Intersection Collision Warning (ICW) technology is an important component of vehicle active safety technology. Early collision warning systems primarily relied on radar and cameras to perceive the surrounding environment and issue collision warnings to the driver [
2]. However, the limitations of traditional sensors (such as obstruction by obstacles) have restricted the effectiveness and further development of collision warning systems [
3]. In recent years, the rise of technologies such as Vehicle-to-Vehicle Communication (V2V) and Vehicle-to-Infrastructure Communication (V2I) has enabled traffic participants to achieve comprehensive and real-time information sharing, becoming a new hot topic in collision risk identification and warning research.
The collision risk at unsignalized intersections is essentially an issue of motion conflicts between traffic participants. Commonly used conflict risk identification indicators are mainly divided into two categories: time-space conflict indicators and probability conflict indicators. Time-space conflict-based warning methods predict potential collision risks by evaluating the time and spatial relationships between vehicles. Among them, Time to Collision (TTC) is a commonly used evaluation indicator. For example, Miller et al. [
4] proposed an intersection collision detection method based on TTC, performing risk assessment by calculating the TTC of vehicles. Lan et al. [
5], addressing the conflict between right-turning vehicles and pedestrians, used TTC, Post Encroachment Time (PET), and Deceleration to Safety Time (DST) as evaluation indicators. They found that TTC and PET were negatively correlated with the severity of conflict, while DST was positively correlated. Guo et al. [
6,
7,
8,
9] proposed an improved TTC calculation method and optimized the application of rectangular and elliptical models in conflict detection based on geometric models, enhancing calculation accuracy and real-time performance. In addition, safety distance warning methods assess risk by analyzing the distance change in vehicle movement. Han et al. [
10] proposed a longitudinal and lateral TTC difference model for collision scenarios between cars and electric two-wheelers, optimizing the trigger strategy of the Autonomous Emergency Braking (AEB) system, improving collision avoidance rates, and reducing collision injuries. Li et al. [
11] proposed a location fusion algorithm based on unscented Kalman filtering, improving positioning accuracy and vehicle safety when positioning fails.

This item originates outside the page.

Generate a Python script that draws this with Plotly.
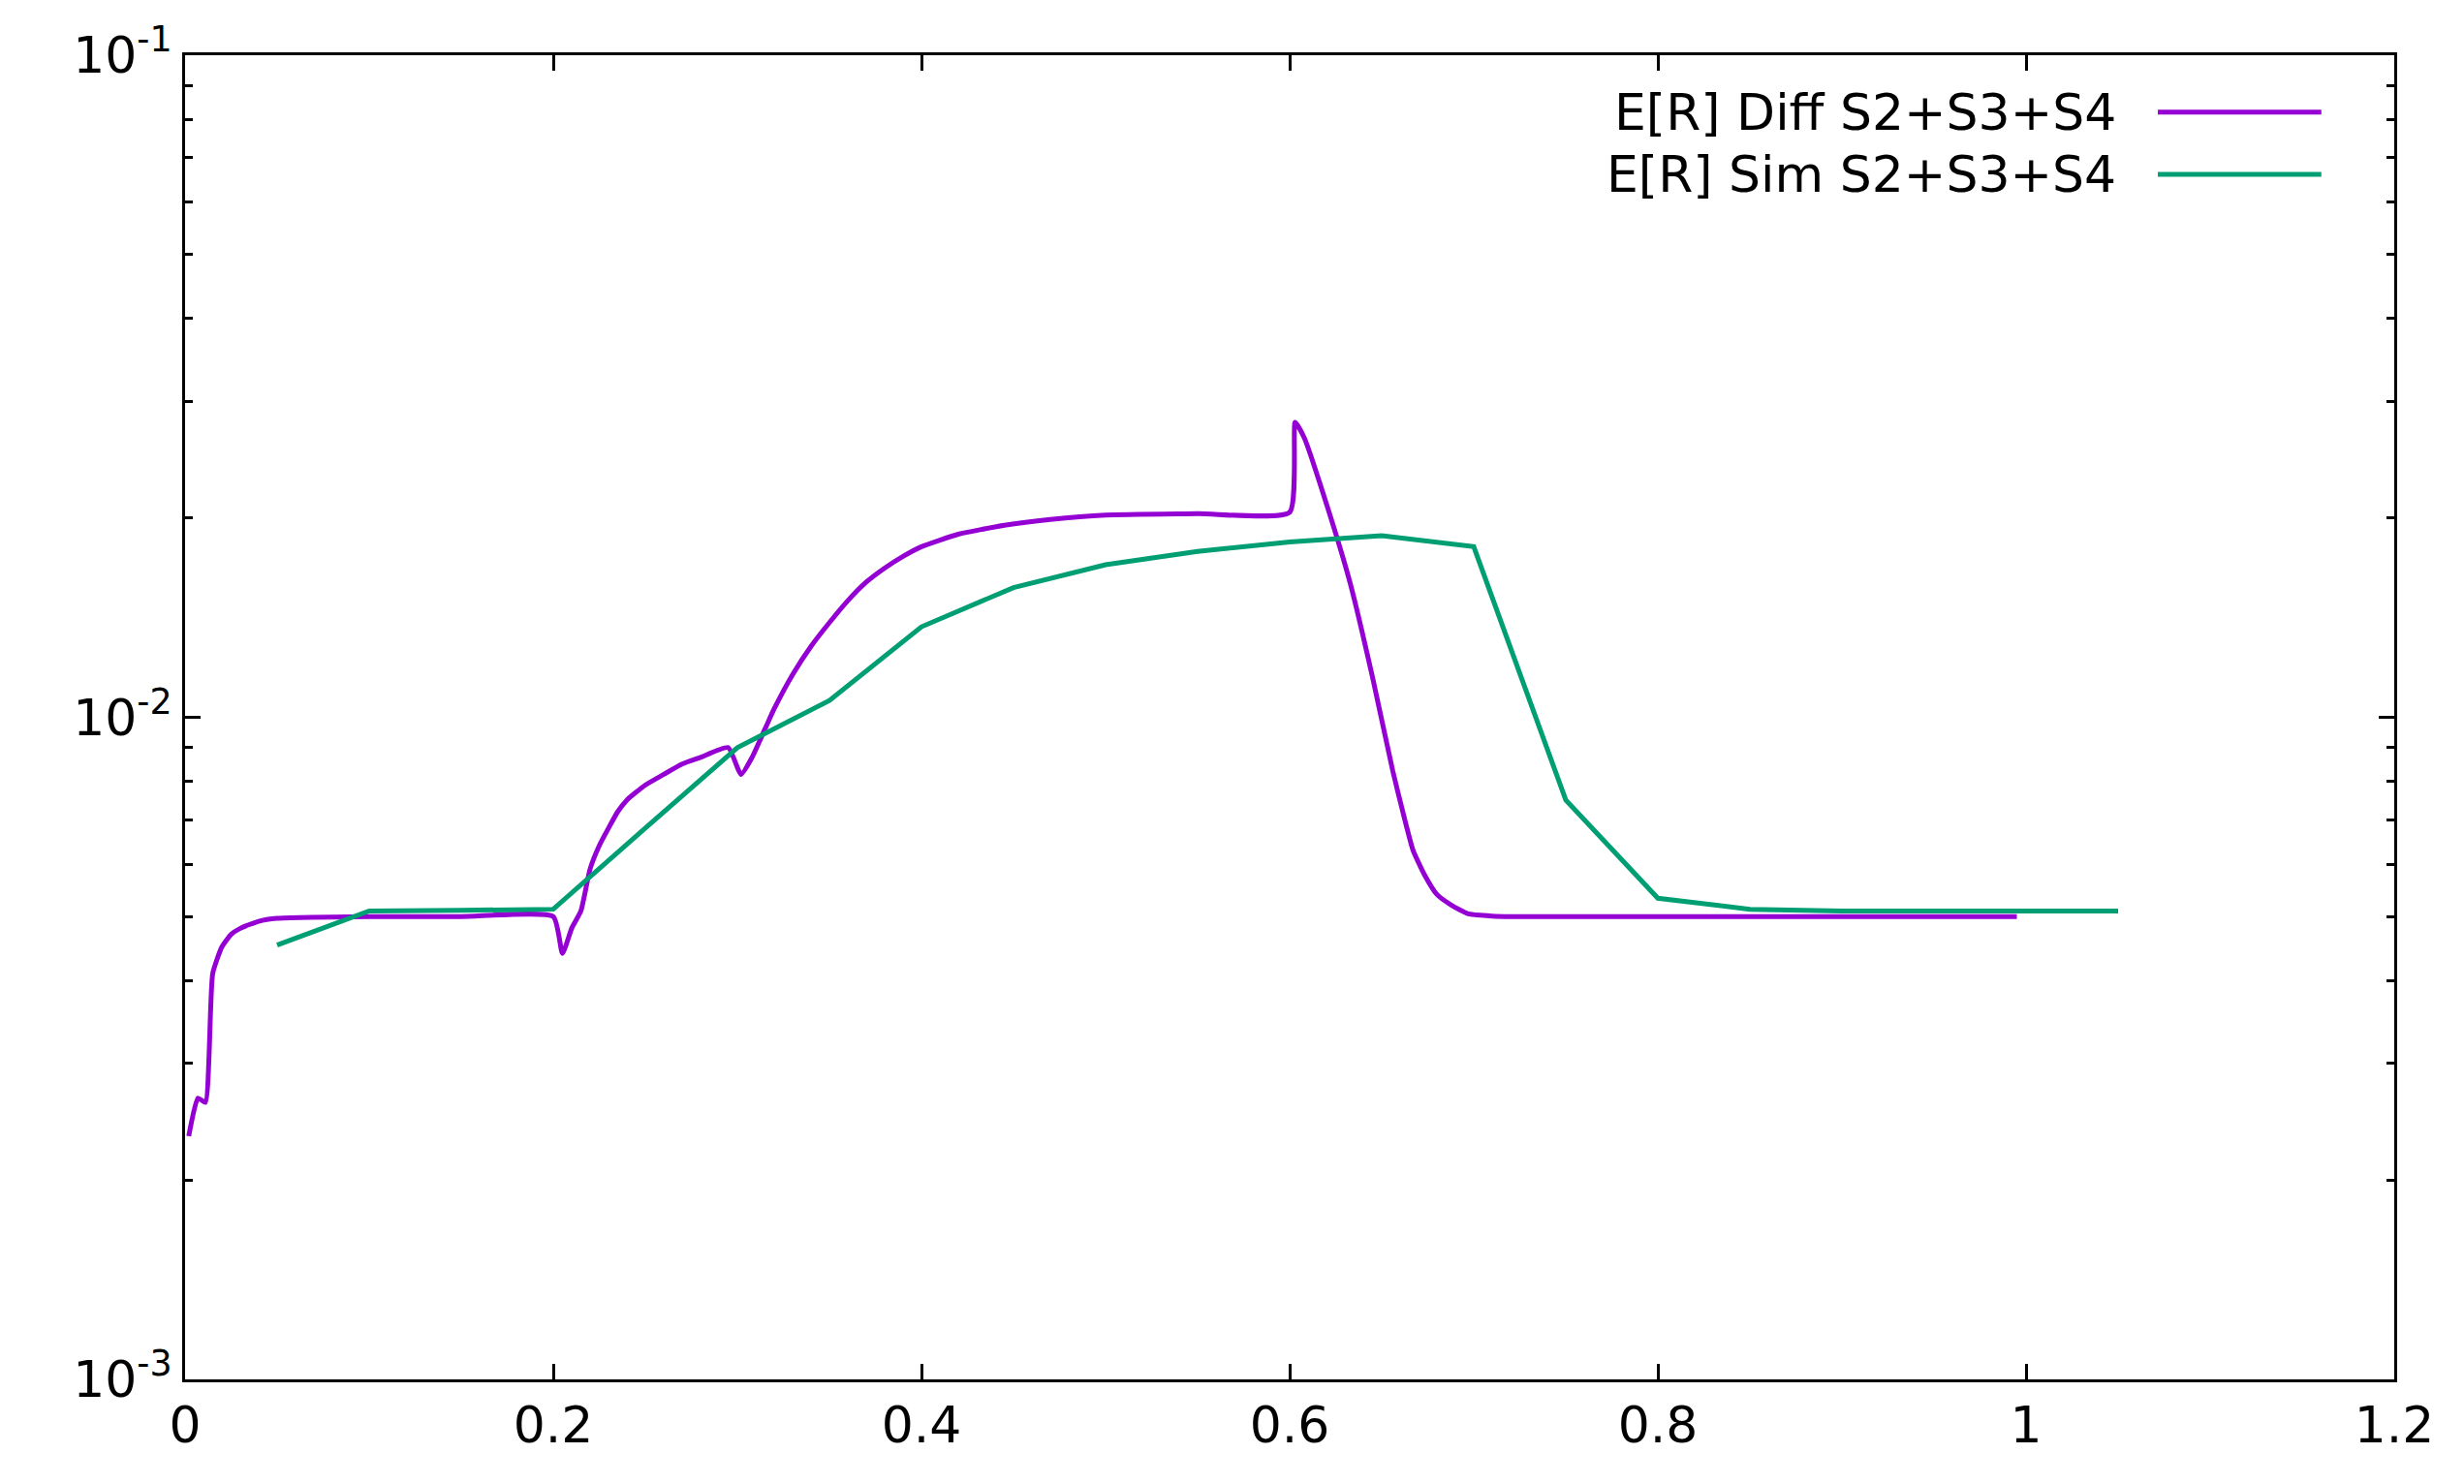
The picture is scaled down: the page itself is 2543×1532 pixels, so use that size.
import plotly.graph_objects as go

diff_x = [0.002, 0.007, 0.011, 0.015, 0.02, 0.025, 0.03, 0.04, 0.05, 0.1, 0.15, 0.2, 0.205, 0.21, 0.215, 0.22, 0.225, 0.23,
          0.235, 0.24, 0.25, 0.26, 0.27, 0.28, 0.295,
          0.302, 0.308, 0.315, 0.32, 0.33, 0.34, 0.35, 0.36, 0.37, 0.38, 0.39, 0.4, 0.42, 0.445, 0.47, 0.5, 0.55, 0.6,
          0.603, 0.608, 0.62, 0.633, 0.645, 0.656, 0.662, 0.667, 0.673, 0.68, 0.688, 0.697, 0.71, 0.72, 0.8, 0.9, 0.995]
diff_y = [0.00233, 0.00266, 0.00262, 0.0041, 0.0045, 0.0047, 0.0048, 0.00492, 0.00497, 0.005, 0.005, 0.005, 0.0044, 0.0048,
          0.0051, 0.0059, 0.0064, 0.0068, 0.0072, 0.0075, 0.0079, 0.0082, 0.0085, 0.0087, 0.0090,
          0.0082, 0.0087, 0.0096, 0.0103, 0.0116, 0.0128, 0.0139, 0.0150, 0.0160, 0.0168, 0.0175, 0.0181,
          0.0189, 0.0195, 0.0199, 0.0202, 0.0203, 0.0204, 0.0279, 0.0264, 0.021, 0.0159, 0.0115, 0.0083, 0.0071,
          0.0063, 0.0058, 0.0054, 0.0052, 0.00505, 0.00501, 0.005, 0.005, 0.005, 0.005]
sim_x = [0.05, 0.1, 0.15, 0.2, 0.25, 0.3, 0.35, 0.4, 0.45, 0.5, 0.55, 0.6, 0.65, 0.7, 0.75, 0.8, 0.85, 0.9, 0.95, 1.0, 1.05]
sim_y = [0.00453, 0.0051, 0.00511, 0.00513, 0.0068, 0.009, 0.0106, 0.0137, 0.0157, 0.017, 0.0178, 0.0184, 0.0188,
         0.0181, 0.0075, 0.00533, 0.00513, 0.0051, 0.0051, 0.0051, 0.0051]
names = ["E[R] Diff S2+S3+S4", "E[R] Sim S2+S3+S4"]
colors = ["#9400d3", "#009e73"]
x_ticks = [0, 0.2, 0.4, 0.6, 0.8, 1, 1.2]
x_labels = ["0", "0.2", "0.4", "0.6", "0.8", "1", "1.2"]
y_ticks = [0.001, 0.01, 0.1]
y_labels = ["10<sup>-3</sup>", "10<sup>-2</sup>", "10<sup>-1</sup>"]

fig = go.Figure()
fig.add_trace(go.Scatter(x=diff_x, y=diff_y, mode="lines", line=dict(color=colors[0], width=5, shape="spline", smoothing=0.5), name=names[0]))
fig.add_trace(go.Scatter(x=sim_x, y=sim_y, mode="lines", line=dict(color=colors[1], width=5), name=names[1]))

font = dict(family="DejaVu Sans", size=52, color="black")
for i, yy in enumerate([0.957, 0.910]):
    fig.add_annotation(xref="paper", yref="paper", x=0.875, y=yy, text=names[i], showarrow=False,
                       xanchor="right", yanchor="middle", font=font)
    fig.add_shape(type="line", xref="paper", yref="paper", x0=0.893, x1=0.967, y0=yy, y1=yy,
                  line=dict(color=colors[i], width=5))

axis_common = dict(showline=True, mirror="allticks", linecolor="black", linewidth=3, ticks="inside",
                   ticklen=16, tickwidth=3, tickcolor="black", showgrid=False, zeroline=False, tickfont=font)
fig.update_xaxes(range=[0, 1.2], tickvals=x_ticks, ticktext=x_labels, **axis_common)
fig.update_yaxes(type="log", range=[-3, -1], tickvals=y_ticks, ticktext=y_labels,
                 minor=dict(ticks="inside", ticklen=8, tickwidth=3, tickcolor="black",
                            tickvals=[k * 10**e for e in (-3, -2) for k in range(2, 10)]),
                 **axis_common)
fig.update_layout(width=2543, height=1532, showlegend=False, plot_bgcolor="white", paper_bgcolor="white",
                  margin=dict(l=183, r=80, t=49, b=116))
fig.write_html("out.html")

Zhao et al. [
12], based on V2I communication, proposed a warning method combining Dynamic Detection of Collision (DDTC) and Collision Avoidance with Circular Trajectory (CATC), which reduced missed and false alarms.
Although time-space conflict-based warning methods have the advantages of low computation and ease of operation, they rely on a single indicator (such as TTC or PET), making it difficult to address complex traffic scenarios. Moreover, probability conflict-based warning methods introduce uncertainty probability models to quantify the collision risk of vehicles or pedestrians for evaluation. For example, Laugier et al. [
13] used the Hidden Markov Model (HMM) and Gaussian processes to identify vehicle behavior, predict future collision risks, and validate its effectiveness in uncertain environments. Joerer et al. [
14] evaluated the collision risk of all possible vehicle trajectories using acceleration probability distributions, further improving detection accuracy. Berthelot et al. [
15] proposed a TTC probability distribution calculation method based on uncertain inputs, enhancing the system’s reliability by handling input noise. For pedestrian collision risks, Peng et al. [
16] proposed a stochastic geometry model for pedestrian collision zones based on V2I communication technology, considering factors such as communication delay and positioning errors, and established a pedestrian-vehicle collision probability model, which was validated through simulation experiments in complex scenarios. Yang et al. [
17] constructed a real-time collision risk warning model for pedestrians and vehicles based on catastrophe theory, evaluating it using binary logistic and catastrophe degree methods. Jin et al. [
18] proposed a warning method based on intersection vehicle collision probabilities, predicting the vehicle’s future behavior and calculating collision probabilities, which was validated through simulation.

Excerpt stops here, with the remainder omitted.